### Task data
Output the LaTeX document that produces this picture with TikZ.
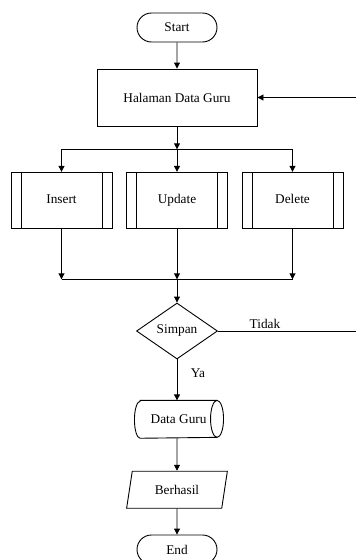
\documentclass[tikz,border=0pt]{standalone}
\usepackage{fontspec}
\setmainfont{Liberation Serif}
\usetikzlibrary{shapes.geometric,shapes.misc,arrows.meta}
\begin{document}
\begin{tikzpicture}[x=1pt,y=-1pt,
  font=\fontsize{13.3}{15}\selectfont,
  line width=0.9pt,
  arr/.style={-{Triangle[length=6pt,width=6pt]}},
  term/.style={rounded rectangle,draw,minimum width=80pt,minimum height=29pt,inner sep=0pt},
  proc/.style={rectangle,draw,minimum width=160pt,minimum height=57pt,inner sep=0pt},
  sub/.style={rectangle,draw,minimum width=101pt,minimum height=56pt,inner sep=0pt,text height=9.5pt,text depth=3pt,
    path picture={
      \draw ([xshift=10pt]path picture bounding box.north west) -- ([xshift=10pt]path picture bounding box.south west);
      \draw ([xshift=-10pt]path picture bounding box.north east) -- ([xshift=-10pt]path picture bounding box.south east);}},
  dec/.style={diamond,draw,minimum width=81pt,minimum height=56pt,inner sep=0pt},
  store/.style={rectangle,minimum width=76pt,minimum height=37pt,inner sep=0pt},
  io/.style={trapezium,draw,trapezium left angle=73.4,trapezium right angle=106.6,trapezium stretches=true,minimum width=101pt,minimum height=37pt,inner sep=0pt},
  lbl/.style={inner sep=0pt}]
\useasboundingbox (0,0) rectangle (356,560);
\node[term] (start) at (177,27.5) {Start};
\node[proc] (hal) at (177,97.5) {Halaman Data Guru};
\node[sub] (ins) at (61.5,200.3) {Insert};
\node[sub] (upd) at (177,200.3) {Update};
\node[sub] (del) at (292.5,200.3) {Delete};
\node[dec] (simp) at (177,331) {Simpan};
\node[store] (dg) at (178.6,419.3) {Data Guru};
\draw (dg.north west) -- (dg.north east)
  arc[start angle=90,end angle=-90,x radius=6.5pt,y radius=18.5pt]
  -- (dg.south west)
  arc[start angle=270,end angle=90,x radius=5.7pt,y radius=18.5pt] -- cycle;
\draw (dg.north east) arc[start angle=90,end angle=270,x radius=6.5pt,y radius=18.5pt];
\node[io] (ber) at (177,489.7) {Berhasil};
\node[term] (end) at (177,549.5) {End};
\coordinate (R) at (356,97.5);
\coordinate (j1) at (177,149.3);
\coordinate (jl) at (61.5,149.3);
\coordinate (jr) at (292.5,149.3);
\coordinate (j2) at (177,279.3);
\coordinate (bl) at (61.5,279.3);
\coordinate (br) at (292.5,279.3);
\coordinate (T) at (356,331);
\draw[arr] (start) -- (hal);
\draw[arr] (R) -- (hal.east);
\draw[arr] (hal.south) -- (j1);
\draw[arr] (j1) -- (upd.north);
\draw (jl) -- (jr);
\draw[arr] (jl) -- (ins.north);
\draw[arr] (jr) -- (del.north);
\draw[arr] (ins.south) -- (bl);
\draw[arr] (upd.south) -- (j2);
\draw[arr] (del.south) -- (br);
\draw (bl) -- (br);
\draw[arr] (j2) -- (simp.north);
\draw (simp.east) -- (T);
\node[lbl] (tidak) at (265,324) {Tidak};
\draw[arr] (simp.south) -- (simp.south |- dg.north);
\node[lbl] (ya) at (198,373) {Ya};
\draw[arr] (simp.south |- dg.south) -- (ber.north);
\draw[arr] (ber.south) -- (end.north);
\end{tikzpicture}
\end{document}
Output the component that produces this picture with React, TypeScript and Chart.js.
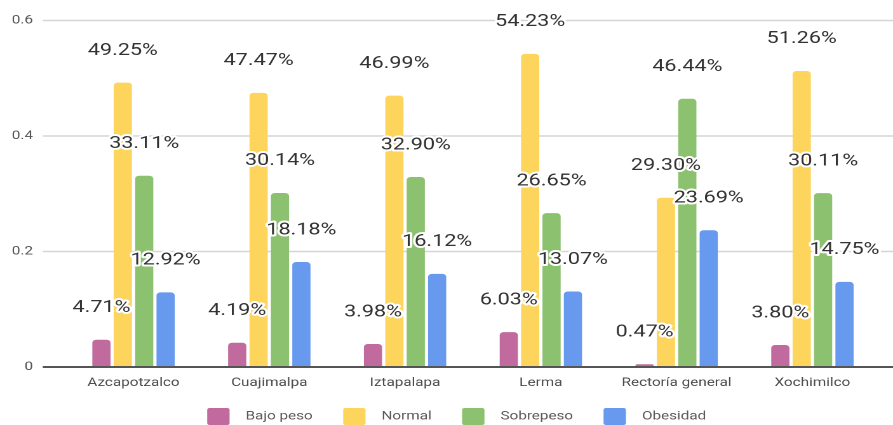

### Challenge
In the records above, locate each line with the word "this". Copy all such lines.

### Solution
Output the LaTeX document that produces this picture with TikZ.
Output the component that produces this picture with React, TypeScript and Chart.js.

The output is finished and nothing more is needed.